Kai Ryssdal: The soon-to-be former head of the White House Council of Economic Advisers gave a farewell speech this morning. Christine Romer leaves Friday to go back to Berkeley. Today, she said some pretty bold things about not worrying about deficits if you want to lower the unemployment rate. Things that are, generally, easier to say if you’re on the way out.

In or out, commentator David Frum’s not buying any of it.


David Frum:The administration’s promise of a summer of recovery was delusional. Yes, some recovery can be glimpsed in the economic statistics. But an unemployed person’s odds of finding work are barely better than when the Obama stimulus plan was adopted.

Supposedly, the recession ended last summer. Yet the percentage of adult Americans at work is lower now than it was six months ago. Businesses continue to shed jobs faster than they create them.

The risk that employment will decline further as the Obama Administration’s fiscal stimulus ends is very real. Consumers are not spending, because they feel poor — and getting poorer. They borrowed a lot of money in the 1990s and 2000s. Their equity in their homes has shrunk or disappeared.

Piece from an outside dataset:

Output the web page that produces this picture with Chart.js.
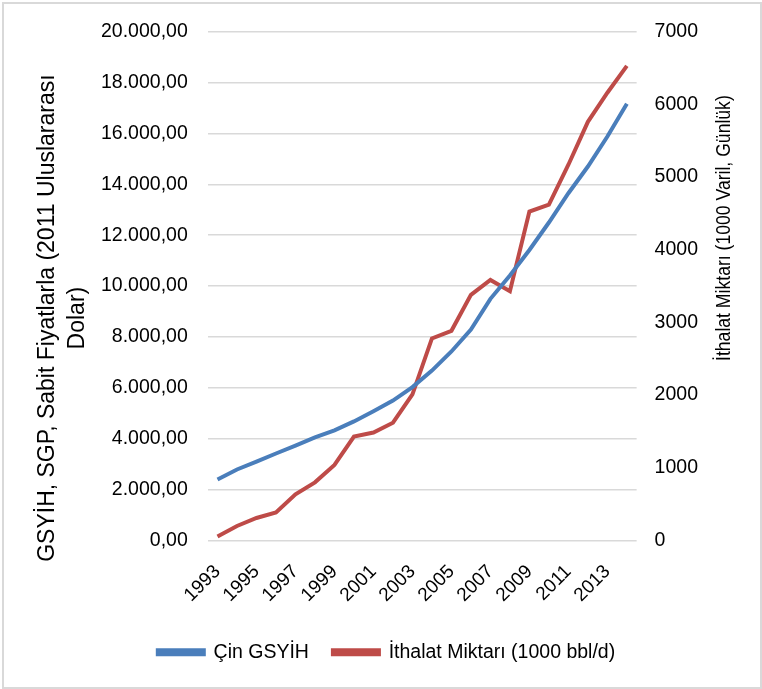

These wretched figures should force us to rethink old assumptions. Each party’s anti-recession ideas have been tested and have failed. The recession began when all the Bush tax cuts were fully in effect. And yet, it’s suggested that re-enacting the tax cuts will somehow cure the crisis that those same tax cuts failed to prevent.

Meanwhile, job losses have continued all the time the Obama economic remedies were working through the system. The Obama fiscal stimulus added $800 billion to the debt, and still, we have not scraped ourselves off the floor.

The 2007-2008 economic collapse was a really, really big calamity. Yet, we have not taken that calamity’s big lessons. Yes, we’ve tightened bank regulation a little. It will be tougher in the future for banks to bet 30 times their capital that uncredit-worthy borrowers will somehow find the money to repay huge loans. But the idea that home ownership is for everybody? That capital gains from housing will compensate ordinary Americans for stagnant wages? That we can raise living standards while importing a million low-wage workers every year?

On those fundamentals, Albert Einstein’s old lament still holds: Everything has changed — except our thinking.

Ryssdal: Commentator and former Bush Administration speechwriter David Frum is the editor of Frum Forum.